**What you are asked to do:** Your task is to transcribe all of the data below exactly, omitting the images.
====== Recorded information ======
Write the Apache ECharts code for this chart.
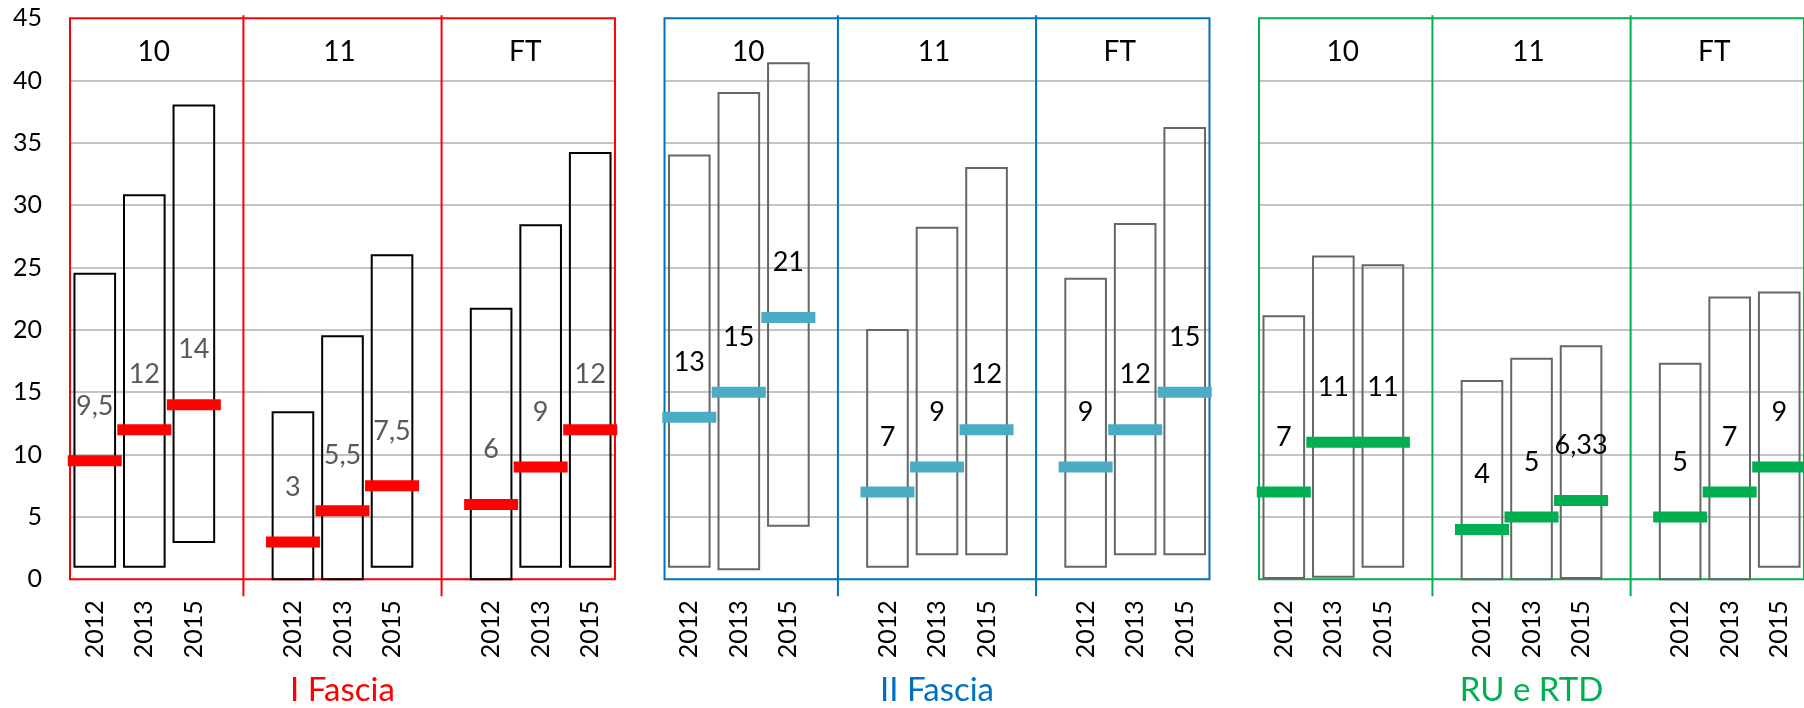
<!DOCTYPE html>
<html><head><meta charset="utf-8">
<script src="https://cdn.jsdelivr.net/npm/echarts@6/dist/echarts.min.js"></script>
<style>html,body{margin:0;padding:0;background:#fff}#c{width:1804px;height:708px}</style>
</head><body><div id="c"></div>
<script>
// ---------- data ----------
const years = ['2012', '2013', '2015'];
const groups = ['10', '11', 'FT'];
const panelNames = ['I Fascia', 'II Fascia', 'RU e RTD'];
const yTicks = [0, 5, 10, 15, 20, 25, 30, 35, 40, 45];

// order inside each panel: group 10 (2012, 2013, 2015), group 11 (...), group FT (...)
const iFasciaLow    = [1, 1, 3,      0, 0, 1,        0, 1, 1];
const iFasciaHigh   = [24.5, 30.8, 38, 13.4, 19.5, 26, 21.7, 28.4, 34.2];
const iFasciaMedian = [9.5, 12, 14,  3, 5.5, 7.5,    6, 9, 12];

const iiFasciaLow    = [1, 0.8, 4.3, 1, 2, 2,        1, 2, 2];
const iiFasciaHigh   = [34, 39, 41.4, 20, 28.2, 33,  24.1, 28.5, 36.2];
const iiFasciaMedian = [13, 15, 21,  7, 9, 12,       9, 12, 15];

const ruLow    = [0.1, 0.2, 1,   0, 0, 0.1,          0, 0, 1];
const ruHigh   = [21.1, 25.9, 25.2, 15.9, 17.7, 18.7, 17.3, 22.6, 23];
const ruMedian = [7, 11, 11,     4, 5, 6.33,         5, 7, 9];

const panelData = [
  [iFasciaLow, iFasciaHigh, iFasciaMedian],
  [iiFasciaLow, iiFasciaHigh, iiFasciaMedian],
  [ruLow, ruHigh, ruMedian]
];

// ---------- styles ----------
const panelStyles = [
  { frame: '#FF0000', barStroke: '#000000', marker: '#FF0000', label: '#595959', title: '#FF0000' },
  { frame: '#0070C0', barStroke: '#666666', marker: '#4BACC6', label: '#000000', title: '#0070C0' },
  { frame: '#00B050', barStroke: '#666666', marker: '#00B050', label: '#000000', title: '#00B050' }
];
const FONT = 'Lato, "Open Sans", sans-serif';

// ---------- build categories ----------
const perGroup = years.length + 1;             // 3 bars + blank separator
const perPanel = groups.length * perGroup;     // includes blank after last group (panel gap)
const categories = [];
panelNames.forEach((p, pi) => {
  groups.forEach((g, gi) => {
    years.forEach(y => categories.push(y));
    if (gi < groups.length - 1) categories.push('');
  });
  if (pi < panelNames.length - 1) categories.push('');
});

const panelRanges = panelNames.map((n, pi) => [pi * perPanel, pi * perPanel + perPanel - 2, pi]);

function fmt(v) { return String(v).replace('.', ','); }

function boxSeriesData(pi) {
  const [lo, hi, md] = panelData[pi];
  const out = [];
  groups.forEach((g, gi) => {
    years.forEach((y, yi) => {
      const k = gi * years.length + yi;
      out.push([pi * perPanel + gi * perGroup + yi, lo[k], hi[k], md[k]]);
    });
  });
  return out;
}

function boxRender(st) {
  return function (params, api) {
    const idx = api.value(0);
    const lo = api.coord([idx, api.value(1)]);
    const hi = api.coord([idx, api.value(2)]);
    const md = api.coord([idx, api.value(3)]);
    const cw = api.size([1, 0])[0];
    const bw = cw * 0.82;
    const mw = cw * 1.09;
    const mh = 11;
    return {
      type: 'group',
      children: [
        { type: 'rect', shape: { x: lo[0] - bw / 2, y: hi[1], width: bw, height: lo[1] - hi[1] },
          style: { fill: 'none', stroke: st.barStroke, lineWidth: 2 } },
        { type: 'rect', shape: { x: md[0] - mw / 2, y: md[1] - mh / 2, width: mw, height: mh },
          style: { fill: st.marker } },
        { type: 'text', style: { text: fmt(api.value(3)), x: md[0], y: md[1] - 55, align: 'center',
          verticalAlign: 'middle', fill: st.label, font: '27px ' + FONT } }
      ]
    };
  };
}

function panelRender(params, api) {
  const pi = api.value(2);
  const st = panelStyles[pi];
  const start = api.value(0), end = api.value(1);
  const cw = api.size([1, 0])[0];
  const x0 = api.coord([start, 0])[0] - cw / 2;
  const x1 = api.coord([end, 0])[0] + cw / 2;
  const yBot = api.coord([start, yTicks[0]])[1];
  const yTop = api.coord([start, yTicks[yTicks.length - 1]])[1];
  const children = [];
  yTicks.slice(1, -1).forEach(t => {
    const y = Math.round(api.coord([start, t])[1]);
    children.push({ type: 'line', shape: { x1: x0, y1: y, x2: x1, y2: y },
      style: { stroke: '#C4C4C4', lineWidth: 2 } });
  });
  children.push({ type: 'rect', shape: { x: x0, y: yTop, width: x1 - x0, height: yBot - yTop },
    style: { fill: 'none', stroke: st.frame, lineWidth: 2 } });
  const divs = [];
  for (let gi = 0; gi < groups.length - 1; gi++) {
    const x = api.coord([start + gi * perGroup + years.length, 0])[0];
    divs.push(x);
    children.push({ type: 'line', shape: { x1: x, y1: yTop - 3, x2: x, y2: yBot + 17 },
      style: { stroke: st.frame, lineWidth: 2 } });
  }
  groups.forEach((g, gi) => {
    const l = gi === 0 ? x0 : divs[gi - 1];
    const r = gi === groups.length - 1 ? x1 : divs[gi];
    children.push({ type: 'text', style: { text: g, x: (l + r) / 2 - 3, y: yTop + 34, align: 'center',
      verticalAlign: 'middle', fill: '#000', font: '28px ' + FONT } });
  });
  children.push({ type: 'text', style: { text: panelNames[pi], x: (x0 + x1) / 2, y: yBot + 111,
    align: 'center', verticalAlign: 'middle', fill: st.title, font: '33px ' + FONT } });
  return { type: 'group', children };
}

const chart = echarts.init(document.getElementById('c'), null, { renderer: 'canvas' });
const series = [{
  type: 'custom', name: 'panels', data: panelRanges, renderItem: panelRender, z: 1,
  encode: { x: [0, 1], y: -1 }, silent: true, clip: false
}];
panelNames.forEach((p, pi) => {
  series.push({
    type: 'custom', name: p, data: boxSeriesData(pi), renderItem: boxRender(panelStyles[pi]), z: 3,
    encode: { x: 0, y: [1, 2, 3] }, clip: false
  });
});

chart.setOption({
  animation: false,
  backgroundColor: '#fff',
  grid: { left: 70, top: 18.3, width: 1738, bottom: 128.7, containLabel: false },
  xAxis: {
    type: 'category', data: categories, boundaryGap: true,
    axisLine: { show: false }, axisTick: { show: false }, splitLine: { show: false },
    axisLabel: { interval: 0, rotate: 90, margin: 21, fontSize: 25, fontFamily: FONT, color: '#000' }
  },
  yAxis: {
    type: 'value', min: yTicks[0], max: yTicks[yTicks.length - 1], interval: 5,
    axisLine: { show: false }, axisTick: { show: false }, splitLine: { show: false },
    axisLabel: { margin: 28, fontSize: 25, fontFamily: FONT, color: '#000' }
  },
  series
});
</script></body></html>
======
**Result:**
Write the Apache ECharts code for this chart.
<!DOCTYPE html>
<html><head><meta charset="utf-8">
<script src="https://cdn.jsdelivr.net/npm/echarts@6/dist/echarts.min.js"></script>
<style>html,body{margin:0;padding:0;background:#fff}#c{width:1804px;height:708px}</style>
</head><body><div id="c"></div>
<script>
// ---------- data ----------
const years = ['2012', '2013', '2015'];
const groups = ['10', '11', 'FT'];
const panelNames = ['I Fascia', 'II Fascia', 'RU e RTD'];
const yTicks = [0, 5, 10, 15, 20, 25, 30, 35, 40, 45];

// order inside each panel: group 10 (2012, 2013, 2015), group 11 (...), group FT (...)
const iFasciaLow    = [1, 1, 3,      0, 0, 1,        0, 1, 1];
const iFasciaHigh   = [24.5, 30.8, 38, 13.4, 19.5, 26, 21.7, 28.4, 34.2];
const iFasciaMedian = [9.5, 12, 14,  3, 5.5, 7.5,    6, 9, 12];

const iiFasciaLow    = [1, 0.8, 4.3, 1, 2, 2,        1, 2, 2];
const iiFasciaHigh   = [34, 39, 41.4, 20, 28.2, 33,  24.1, 28.5, 36.2];
const iiFasciaMedian = [13, 15, 21,  7, 9, 12,       9, 12, 15];

const ruLow    = [0.1, 0.2, 1,   0, 0, 0.1,          0, 0, 1];
const ruHigh   = [21.1, 25.9, 25.2, 15.9, 17.7, 18.7, 17.3, 22.6, 23];
const ruMedian = [7, 11, 11,     4, 5, 6.33,         5, 7, 9];

const panelData = [
  [iFasciaLow, iFasciaHigh, iFasciaMedian],
  [iiFasciaLow, iiFasciaHigh, iiFasciaMedian],
  [ruLow, ruHigh, ruMedian]
];

// ---------- styles ----------
const panelStyles = [
  { frame: '#FF0000', barStroke: '#000000', marker: '#FF0000', label: '#595959', title: '#FF0000' },
  { frame: '#0070C0', barStroke: '#666666', marker: '#4BACC6', label: '#000000', title: '#0070C0' },
  { frame: '#00B050', barStroke: '#666666', marker: '#00B050', label: '#000000', title: '#00B050' }
];
const FONT = 'Lato, "Open Sans", sans-serif';

// ---------- build categories ----------
const perGroup = years.length + 1;             // 3 bars + blank separator
const perPanel = groups.length * perGroup;     // includes blank after last group (panel gap)
const categories = [];
panelNames.forEach((p, pi) => {
  groups.forEach((g, gi) => {
    years.forEach(y => categories.push(y));
    if (gi < groups.length - 1) categories.push('');
  });
  if (pi < panelNames.length - 1) categories.push('');
});

const panelRanges = panelNames.map((n, pi) => [pi * perPanel, pi * perPanel + perPanel - 2, pi]);

function fmt(v) { return String(v).replace('.', ','); }

function boxSeriesData(pi) {
  const [lo, hi, md] = panelData[pi];
  const out = [];
  groups.forEach((g, gi) => {
    years.forEach((y, yi) => {
      const k = gi * years.length + yi;
      out.push([pi * perPanel + gi * perGroup + yi, lo[k], hi[k], md[k]]);
    });
  });
  return out;
}

function boxRender(st) {
  return function (params, api) {
    const idx = api.value(0);
    const lo = api.coord([idx, api.value(1)]);
    const hi = api.coord([idx, api.value(2)]);
    const md = api.coord([idx, api.value(3)]);
    const cw = api.size([1, 0])[0];
    const bw = cw * 0.82;
    const mw = cw * 1.09;
    const mh = 11;
    return {
      type: 'group',
      children: [
        { type: 'rect', shape: { x: lo[0] - bw / 2, y: hi[1], width: bw, height: lo[1] - hi[1] },
          style: { fill: 'none', stroke: st.barStroke, lineWidth: 2 } },
        { type: 'rect', shape: { x: md[0] - mw / 2, y: md[1] - mh / 2, width: mw, height: mh },
          style: { fill: st.marker } },
        { type: 'text', style: { text: fmt(api.value(3)), x: md[0], y: md[1] - 55, align: 'center',
          verticalAlign: 'middle', fill: st.label, font: '27px ' + FONT } }
      ]
    };
  };
}

function panelRender(params, api) {
  const pi = api.value(2);
  const st = panelStyles[pi];
  const start = api.value(0), end = api.value(1);
  const cw = api.size([1, 0])[0];
  const x0 = api.coord([start, 0])[0] - cw / 2;
  const x1 = api.coord([end, 0])[0] + cw / 2;
  const yBot = api.coord([start, yTicks[0]])[1];
  const yTop = api.coord([start, yTicks[yTicks.length - 1]])[1];
  const children = [];
  yTicks.slice(1, -1).forEach(t => {
    const y = Math.round(api.coord([start, t])[1]);
    children.push({ type: 'line', shape: { x1: x0, y1: y, x2: x1, y2: y },
      style: { stroke: '#C4C4C4', lineWidth: 2 } });
  });
  children.push({ type: 'rect', shape: { x: x0, y: yTop, width: x1 - x0, height: yBot - yTop },
    style: { fill: 'none', stroke: st.frame, lineWidth: 2 } });
  const divs = [];
  for (let gi = 0; gi < groups.length - 1; gi++) {
    const x = api.coord([start + gi * perGroup + years.length, 0])[0];
    divs.push(x);
    children.push({ type: 'line', shape: { x1: x, y1: yTop - 3, x2: x, y2: yBot + 17 },
      style: { stroke: st.frame, lineWidth: 2 } });
  }
  groups.forEach((g, gi) => {
    const l = gi === 0 ? x0 : divs[gi - 1];
    const r = gi === groups.length - 1 ? x1 : divs[gi];
    children.push({ type: 'text', style: { text: g, x: (l + r) / 2 - 3, y: yTop + 34, align: 'center',
      verticalAlign: 'middle', fill: '#000', font: '28px ' + FONT } });
  });
  children.push({ type: 'text', style: { text: panelNames[pi], x: (x0 + x1) / 2, y: yBot + 111,
    align: 'center', verticalAlign: 'middle', fill: st.title, font: '33px ' + FONT } });
  return { type: 'group', children };
}

const chart = echarts.init(document.getElementById('c'), null, { renderer: 'canvas' });
const series = [{
  type: 'custom', name: 'panels', data: panelRanges, renderItem: panelRender, z: 1,
  encode: { x: [0, 1], y: -1 }, silent: true, clip: false
}];
panelNames.forEach((p, pi) => {
  series.push({
    type: 'custom', name: p, data: boxSeriesData(pi), renderItem: boxRender(panelStyles[pi]), z: 3,
    encode: { x: 0, y: [1, 2, 3] }, clip: false
  });
});

chart.setOption({
  animation: false,
  backgroundColor: '#fff',
  grid: { left: 70, top: 18.3, width: 1738, bottom: 128.7, containLabel: false },
  xAxis: {
    type: 'category', data: categories, boundaryGap: true,
    axisLine: { show: false }, axisTick: { show: false }, splitLine: { show: false },
    axisLabel: { interval: 0, rotate: 90, margin: 21, fontSize: 25, fontFamily: FONT, color: '#000' }
  },
  yAxis: {
    type: 'value', min: yTicks[0], max: yTicks[yTicks.length - 1], interval: 5,
    axisLine: { show: false }, axisTick: { show: false }, splitLine: { show: false },
    axisLabel: { margin: 28, fontSize: 25, fontFamily: FONT, color: '#000' }
  },
  series
});
</script></body></html>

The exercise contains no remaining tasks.